Richard North, 03/09/2012   247


Handels 837-hbr.jpg
 
The markets are getting excited about Thursday's meeting of the ECB's governing board, so much so that even The Guardian is moved to comment.

It cites Michael Hewson, senior market analyst at CMC Markets UK, who reminds us that the Karlsruhe judgement won't be ready until 12 September, and ECB officials have already indicated that they will wait for that before unleashing the Draghi plan.

Actually, that was picked up by Handelsblatt on 24 August, which suggested that it could then take a month or more to digest the judgement. This, it would seem, renders completely pointless the current flurry of interest.

Even then, the German government is bringing out the big guns, with Schäuble speaking on German radio to warn against "excessive expectations of the ECB". The German finance minister is convinced, we are told, that the ECB will not make decisions that fall outside its mandate.
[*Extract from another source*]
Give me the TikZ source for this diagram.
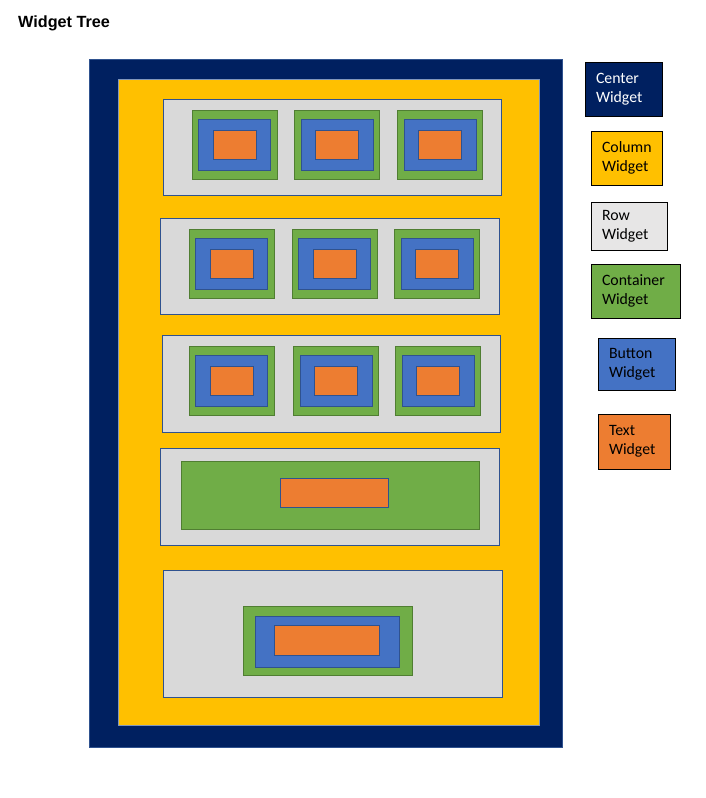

The Federal Government's position is clear, he said once again: "sovereign debt may not be financed by monetary policy".

And singing from the same hymnsheet (for once) is Philipp Rösler, who has come out in support of Jens Weidmann in his "lonely battle" against the ECB, declaring that the ECB must be " limited to its mandate to ensure monetary stability". He adds: "Bond purchases cannot remain a permanent solution as they drive the danger of inflation".

Weidmann also gets backing from Lutz Goebel, president of the powerful Association of Family Businesses, stating that ECB bond purchases would not reduce the risks to investors. "They would just be hidden in the basement of the central bank", he says.

However, Financial Times Deutschland is beginning to smell a rat. In a lengthy article, it questions whether the spat between Weidmann and the ECB is real. Peter Ehrlich for the newspaper argues that Asmussen and Weidmann have a common goal, the euro rescue, and they are personal friends. Is the apparent enmity between the two, "all just a big bluff in the political power game?"

Ehrlich is not the first to be suspicious. A week ago we saw Hans-Olaf Henkel in Handelsblatt suggest that there was an element of shadow boxing going on.

As long as it is theatre, it seems, this suits Merkel's interests, but it also seems that Weidmann has a "bazooka" of his own. The Bundesbank's ultimate weapon would be to take the ECB before the European Court for going beyond its mandate. This is regarded as a nuclear option, so disruptive that it could scarcely be used. But the threat remains, a bankers' form of mutually assured destruction.

That rather gives game, set and match to Weidmann but, as Börsen Zeitung observes, Draghi still has to deliver. But, since he cannot give the markets their bond purchases, he will have to choose his words with care, says the paper. And that might be all he has – just words.